- 2 years ago
- Wedding: January 2020
Hi bees. Using a sperate account here today to post about all this. I’m sorry if this gets a little long but I really need someone to talk to and I’m a wreck.
So a little background. My Fiance and I have been together for 7 years, we’ve lived together for six and a half years. He’s 38 I’m 27. We just got engaged at the end of november.
I love my Fiance. He’s a fantastic person, treats me great, has a good job, likes his work likes to spend time with me and my friends, he is great with family and kids and yeah–hes just all around the perfect guy.
Our issue? I don’t want kids.
I know, I know, I’ve been told everything under the sun about being CF (selfish, you’ll regret it, you’ll change your mind, why not just adopt ect ect) but the fact of the matter is; I work with kids on a daily basis and its made me realize things. I LOVE kids, they’re fun and silly but they’re also so much work. I don’t have the energy or NEED to have kids. There is no part of me that sees the pregnant women who come into my work, or the moms or kids that makes me go ‘oh shit I want that one day,’ It’s more like I see that and think ‘dear lord please no’. I’m motherly, im good with kids but there is no maternal drive for me to have my own, adopt or have a little human (or a teen) running around my house now or anytime in the future. I want to travel and explore the world and have experiences that aren’t easily, or even possible with children in the picture.
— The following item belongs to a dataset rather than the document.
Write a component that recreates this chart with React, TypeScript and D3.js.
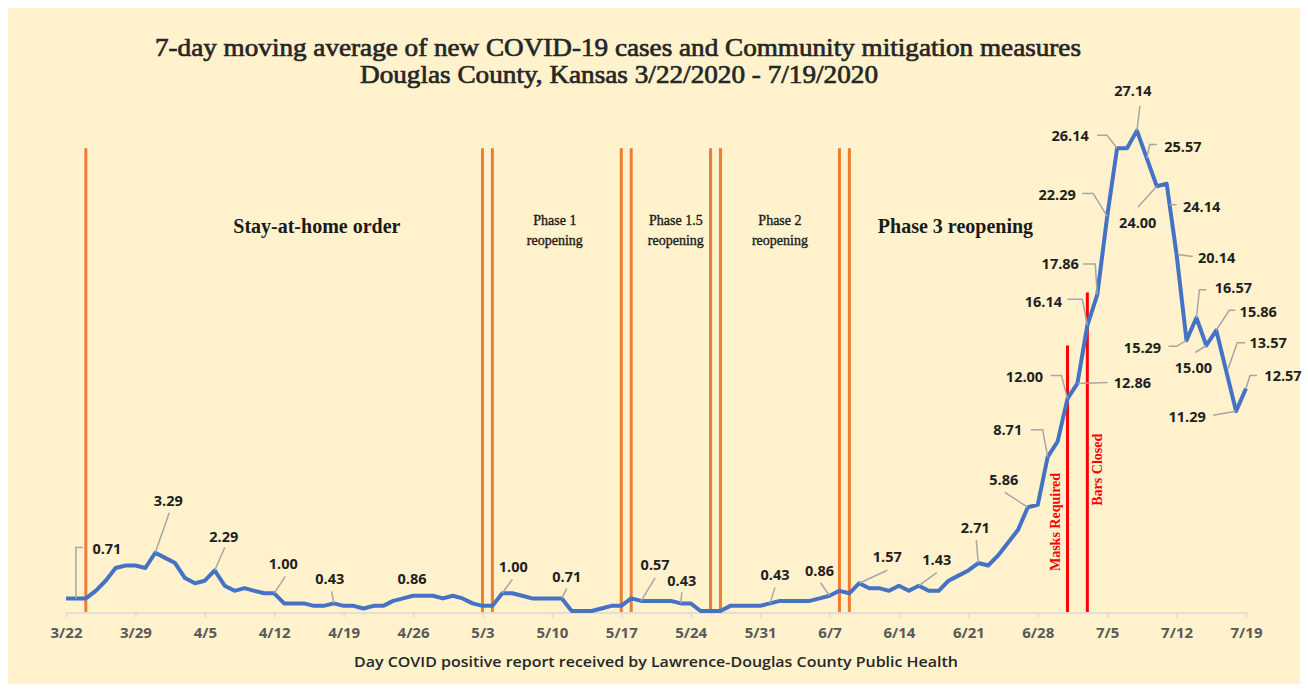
import * as d3 from "d3";
import { useEffect, useRef } from "react";

// 7-day moving average, one value per day from 3/22/2020 to 7/19/2020
const cases = [
  0.71, 0.71, 0.71, 1.14, 1.71, 2.43, 2.57, 2.57, 2.43, 3.29,
  3.0, 2.71, 1.86, 1.57, 1.71, 2.29, 1.43, 1.14, 1.29, 1.14,
  1.0, 1.0, 0.43, 0.43, 0.43, 0.29, 0.29, 0.43, 0.29, 0.29,
  0.14, 0.29, 0.29, 0.57, 0.71, 0.86, 0.86, 0.86, 0.71, 0.86,
  0.71, 0.43, 0.29, 0.29, 1.0, 1.0, 0.86, 0.71, 0.71, 0.71,
  0.71, 0.0, 0.0, 0.0, 0.14, 0.29, 0.29, 0.71, 0.57, 0.57,
  0.57, 0.57, 0.43, 0.43, 0.0, 0.0, 0.0, 0.29, 0.29, 0.29,
  0.29, 0.43, 0.57, 0.57, 0.57, 0.57, 0.71, 0.86, 1.14, 1.0,
  1.57, 1.29, 1.29, 1.14, 1.43, 1.14, 1.43, 1.14, 1.14, 1.71,
  2.0, 2.29, 2.71, 2.57, 3.14, 3.86, 4.57, 5.86, 6.0, 8.71,
  9.57, 12.0, 12.86, 16.14, 17.86, 22.29, 26.14, 26.14, 27.14, 25.57,
  24.0, 24.14, 20.14, 15.29, 16.57, 15.0, 15.86, 13.57, 11.29, 12.57,
];

const tickLabels = [
  "3/22", "3/29", "4/5", "4/12", "4/19", "4/26", "5/3", "5/10", "5/17",
  "5/24", "5/31", "6/7", "6/14", "6/21", "6/28", "7/5", "7/12", "7/19",
];

// days (index into cases) where the mitigation phase changed
const phaseLineDays = [2, 42, 43, 56, 57, 65, 66, 78, 79];
const phaseLineTop = 26.15;

const measureDays = [101, 103];
const measureNames = ["Masks Required", "Bars Closed"];
const measureTops = [15, 18];

const phaseNames = [
  ["Stay-at-home order"],
  ["Phase 1", "reopening"],
  ["Phase 1.5", "reopening"],
  ["Phase 2", "reopening"],
  ["Phase 3 reopening"],
];
const phaseCenters = [25.3, 49.3, 61.5, 72, 89.7];

const labeledDays = [
  1, 9, 15, 21, 27, 35, 44, 50, 58, 62, 71, 77, 80, 86, 92, 97, 99, 101,
  102, 103, 104, 105, 106, 108, 109, 110, 111, 112, 113, 114, 115, 116, 117,
  118, 119,
];

// label placement relative to its point: text offset, then leader polyline
const labelLayout: [number, number, number[][]][] = [
  [31, -50, [[0, 0], [0, -51], [7, -51]]],
  [13, -52, [[0, 0], [14, -40]]],
  [9, -34, [[0, 0], [10, -23]]],
  [9, -30, [[0, 0], [11, -17]]],
  [-4, -25, [[0, 0], [-2, -12]]],
  [-1, -17, []],
  [11, -27, [[0, 0], [10, -14]]],
  [5, -22, [[0, 0], [5, -10]]],
  [14, -36, [[0, 0], [14, -23]]],
  [1, -23, [[0, 0], [1, -11]]],
  [5, -29, [[0, 0], [5, -16]]],
  [-10, -25, [[0, 0], [-9, -13]]],
  [28, -27, [[0, 0], [28, -13]]],
  [18, -26, [[0, 0], [18, -13]]],
  [-3, -36, [[0, 0], [-2, -23]]],
  [-24, -28, [[0, 0], [-23, -15]]],
  [-40, -27, [[0, 0], [-5, -27], [-17, -27]]],
  [-43, -22, [[0, 0], [-6, -23], [-17, -23]]],
  [55, -1, [[0, 0], [30, -1]]],
  [-44, -24, [[0, 0], [-5, -26], [-20, -26]]],
  [-37, -31, [[0, 0], [-2, -31], [-14, -31]]],
  [-50, -22, [[0, 0], [-14, -23], [-25, -23]]],
  [-47, -13, [[0, 0], [-10, -13], [-20, -13]]],
  [-4, -40, [[0, 0], [3, -25]]],
  [36, -12, [[0, 0], [3, -14], [10, -14]]],
  [-19, 36, [[0, 0], [-19, 21]]],
  [35, 23, [[3, 21], [10, 21]]],
  [40, 3, [[1, 0], [16, 2]]],
  [-44, 7, [[0, 0], [-10, 6], [-18, 6]]],
  [37, -30, [[0, 0], [3, -28], [10, -28]]],
  [-13, 22, [[0, 0], [-11, 7]]],
  [42, -19, [[0, 0], [13, -20], [19, -20]]],
  [42, -28, [[2, -2], [11, -28], [19, -28]]],
  [-49, 5, [[0, 0], [-23, 4]]],
  [37, -13, [[0, 0], [4, -13], [11, -13]]],
];

const W = 1308;
const H = 691;
const sans = "'Open Sans', 'Liberation Sans', sans-serif";
const serif = "'Liberation Serif', 'DejaVu Serif', serif";

export default function App() {
  const ref = useRef<SVGSVGElement>(null);

  useEffect(() => {
    document.body.style.margin = "0";
    const svg = d3.select(ref.current);
    svg.selectAll("*").remove();

    const x = d3.scaleLinear().domain([0, cases.length - 1]).range([66, 1246]);
    const y = d3.scaleLinear().domain([0, 28]).range([611, 115.4]);

    svg.append("rect").attr("width", W).attr("height", H).attr("fill", "#fff");
    svg
      .append("rect")
      .attr("x", 8)
      .attr("y", 8)
      .attr("width", 1292)
      .attr("height", 676)
      .attr("fill", "#FFF2CC");

    // title
    const title = svg
      .append("g")
      .attr("font-family", serif)
      .attr("fill", "#262626")
      .attr("stroke", "#262626")
      .attr("stroke-width", 0.7)
      .attr("text-anchor", "middle");
    title
      .append("text")
      .attr("x", 618)
      .attr("y", 56)
      .attr("font-size", 26)
      .attr("textLength", 926)
      .attr("lengthAdjust", "spacingAndGlyphs")
      .text("7-day moving average of new COVID-19 cases and Community mitigation measures");
    title
      .append("text")
      .attr("x", 619)
      .attr("y", 83)
      .attr("font-size", 26)
      .attr("textLength", 518)
      .attr("lengthAdjust", "spacingAndGlyphs")
      .text("Douglas County, Kansas 3/22/2020 - 7/19/2020");

    // x axis
    const axis = d3
      .axisBottom(x)
      .tickValues(tickLabels.map((_, i) => i * 7))
      .tickFormat((_, i) => tickLabels[i])
      .tickSize(5)
      .tickSizeOuter(0)
      .tickPadding(10);
    const ax = svg
      .append("g")
      .attr("transform", `translate(0,${y(0) + 1.5})`)
      .call(axis);
    ax.select(".domain").attr("stroke", "#D9D9D9").attr("stroke-width", 1.5);
    ax.selectAll(".tick line").attr("stroke", "#D9D9D9").attr("stroke-width", 1.5);
    ax.selectAll(".tick text")
      .attr("font-family", sans)
      .attr("font-weight", "bold")
      .attr("font-size", 15)
      .attr("fill", "#595959");

    svg
      .append("text")
      .attr("x", 656)
      .attr("y", 667)
      .attr("text-anchor", "middle")
      .attr("font-family", sans)
      .attr("font-weight", 600)
      .attr("font-size", 14.5)
      .attr("fill", "#262626")
      .attr("textLength", 604)
      .attr("lengthAdjust", "spacingAndGlyphs")
      .text("Day COVID positive report received by Lawrence-Douglas County Public Health");

    // phase change lines
    svg
      .append("g")
      .selectAll("line")
      .data(phaseLineDays)
      .join("line")
      .attr("x1", (d) => x(d))
      .attr("x2", (d) => x(d))
      .attr("y1", y(phaseLineTop))
      .attr("y2", y(0) + 1)
      .attr("stroke", "#ED7D31")
      .attr("stroke-width", 3);

    // measure lines
    const meas = svg
      .append("g")
      .selectAll("g")
      .data(measureDays)
      .join("g");
    meas
      .append("line")
      .attr("x1", (d) => x(d))
      .attr("x2", (d) => x(d))
      .attr("y1", (_, i) => y(measureTops[i]))
      .attr("y2", y(0) + 1)
      .attr("stroke", "#FF0000")
      .attr("stroke-width", 3);
    meas
      .append("text")
      .attr("transform", (d, i) =>
        i === 0
          ? `translate(${x(d) - 12},${y(5.03)}) rotate(-90)`
          : `translate(${x(d) + 10},${y(7.98)}) rotate(-90)`
      )
      .attr("text-anchor", "middle")
      .attr("dominant-baseline", "central")
      .attr("font-family", serif)
      .attr("font-weight", "bold")
      .attr("font-size", 14)
      .attr("fill", "#FF0000")
      .text((_, i) => measureNames[i]);

    // phase names
    const ph = svg
      .append("g")
      .attr("font-family", serif)
      .attr("fill", "#1a1a1a")
      .attr("stroke", "#1a1a1a")
      .attr("text-anchor", "middle");
    phaseNames.forEach((lines, i) => {
      const big = lines.length === 1;
      lines.forEach((t, j) => {
        ph.append("text")
          .attr("x", x(phaseCenters[i]))
          .attr("y", big ? 233 : 225 + j * 20)
          .attr("font-size", big ? 20 : 14)
          .attr("font-weight", big ? "bold" : "normal")
          .attr("stroke-width", big ? 0 : 0.35)
          .text(t);
      });
    });

    // line
    svg
      .append("path")
      .datum(cases)
      .attr("fill", "none")
      .attr("stroke", "#4472C4")
      .attr("stroke-width", 4)
      .attr("stroke-linejoin", "round")
      .attr("d", d3.line<number>().x((_, i) => x(i)).y((d) => y(d)));

    // data labels
    const lab = svg.append("g");
    labeledDays.forEach((day, i) => {
      const [dx, dy, leader] = labelLayout[i];
      const px = x(day);
      const py = y(cases[day]);
      if (leader.length) {
        lab
          .append("polyline")
          .attr("points", leader.map(([a, b]) => `${px + a},${py + b}`).join(" "))
          .attr("fill", "none")
          .attr("stroke", "#A6A6A6")
          .attr("stroke-width", 1.5);
      }
      lab
        .append("text")
        .attr("x", px + dx)
        .attr("y", py + dy)
        .attr("text-anchor", "middle")
        .attr("dominant-baseline", "central")
        .attr("font-family", sans)
        .attr("font-weight", "bold")
        .attr("font-size", 14.5)
        .attr("fill", "#1f1f1f")
        .text(cases[day].toFixed(2));
    });
  }, []);

  return <svg ref={ref} width={W} height={H} style={{ display: "block" }} />;
}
I don’t look into my future and see kids or grandkids running around my Fiance and I. I see us having a beautiful place, filled with books and pets and friends and living a fufilled life without kids.
Well this has been a slow build for me, I’ve always been sorta on the fence about it, but as I’ve become full-time in my job and I spend more times around children I realize more and more how I feel about the idea. Well, my Fiance proposed to me and we had to have this discussion because we hadn’t talked about it in a long long time. Well–the conversation has been had like four times now.
The first time: We were in tears because we didn’t think there was anything we could do to reconsile this issue because I told him how I felt and he said “If this is a deal breaker, then yes I want kids.”
The second time: It started with me saying “Are you going to be okay with the fact I may never change my mind about having kids?” and ended with him saying “Its up to you to decide if you’ll be okay with the fact that one day I may want kids.” but within this conversation he said “If we travel and have experiences then maybe I wont want them.”
The third time: It ended with “If you’re going to make this into a deal breaker and something I have to decide on right now then, yes I want kids.” and he held out his hand asking for the ring back. Which I shut down very quickly because we were talking about what we could do not about ending it. Yanno? It was a discussion that needed time and energy put into it not a sudden “its over” sort of thing.
We haven’t really talked about it since then. This was maybe… two weeks ago now? No talk about kids or anything (other than stuff from my work, but no talk about us or having kids or anything)
What sucks is that every day I become more and more resolved that I really never will change my mind about kids. I can’t help but wonder what to do. He says if hes pushed he wants them, but if we travel and what not he may be okay….But I cant help but think hes just saying that because hes scared of what the other option is and hes trying to create a compromise…but is there really a compromise for kids?
I guess–I just–I don’t know what to do, I cry about this a lot when im alone. Some days I wake up thinking we can make this work, we can travel and I can make sure we travel and have fun; but other days…I wake up angry about it because what happens if life gets in the way and we can’t travel for a while? Does that mean he’ll start wanting kids? Some days I wake up thinking there’s nothing I can do, and im hurting both of us by holding on. If he wants kids he needs someone who can give that to him and sooner rather than later since he’s 38.
Honestly Bees. I just need advice and words of encouragement.